There is only one word to adequately describe both attempts to fit the square peg of our national experience into the round hole of a well-ordered, ideologically motivated scheme of things: Obscurantism.
Our old revolutionaries who rebelled against the original obscurantism of the friars, are all gone, of course. In their place is the generation which the old revolutionaries hectored as being ignorant of the lesson of the Revolution, who, among other things had rejected Masonry and all its works and replaced it with a disgusting affection for the Americans who fostered new obscurantism called the colonial mentality. Of course the younger generation thought they proved their elders wrong during the Second World War. Which gave them the moral authority to hector yet another generation. Which, this time, did not take their elders’ lectures sitting down, but instead endeavored, at the barricades and in the hills, to replace their parents’ colonial mentality with the obscurantism of dogmatic Marxism — and are themselves being questioned by the youth, circa 1996.
This all part of the process which Renato Constantino, in his landmark biography of Claro M. Recto, described as “The Making of The Filipino”. Each generation must make — or unmake — itself, which is good; you will achieve nothing substantive, though, if you deliberately ignore the experience of your forebears. The fate of July 4 as a holiday is testimony to this. It was abandoned under Macapagal, transformed into “Fil-Am Friendship Day” and degraded under Marcos, and, together with his other holiday of ill-repute, “Thanksgiving Day,” mercifully abolished by President Corazon Aquino. The date was suddenly remembered when the new hundred-peso bill was issued, because people resented the depiction of a historic photograph which gave prominence to the American flag. We have gone far in our experience as a country and in our experience with the United States, both travails have left their mark.
Still, at a time when we should be evaluating ourselves with more discernment and independence of thought, we are actually more than ever, the slaves of obscurantism.

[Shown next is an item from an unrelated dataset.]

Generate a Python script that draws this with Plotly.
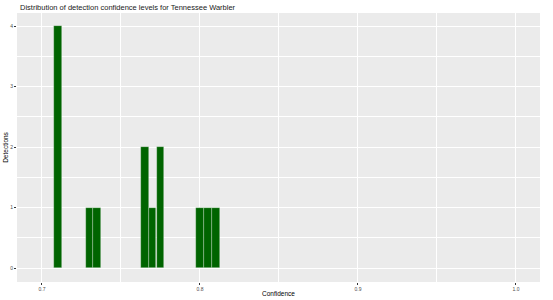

The tragedy is that this obscurantism is of our own making, not the legacy of friars or our past colonial masters.
Ironic that the enduring legacy of 1896, 1946, and 1986 is the struggle to be freed from the obscurantism that afflicts ourselves — a lesson we might have learned earlier had we listened to those whose characters were forged as youths during the revolution, and who considered the independence we have enjoyed for 50 years their life’s work.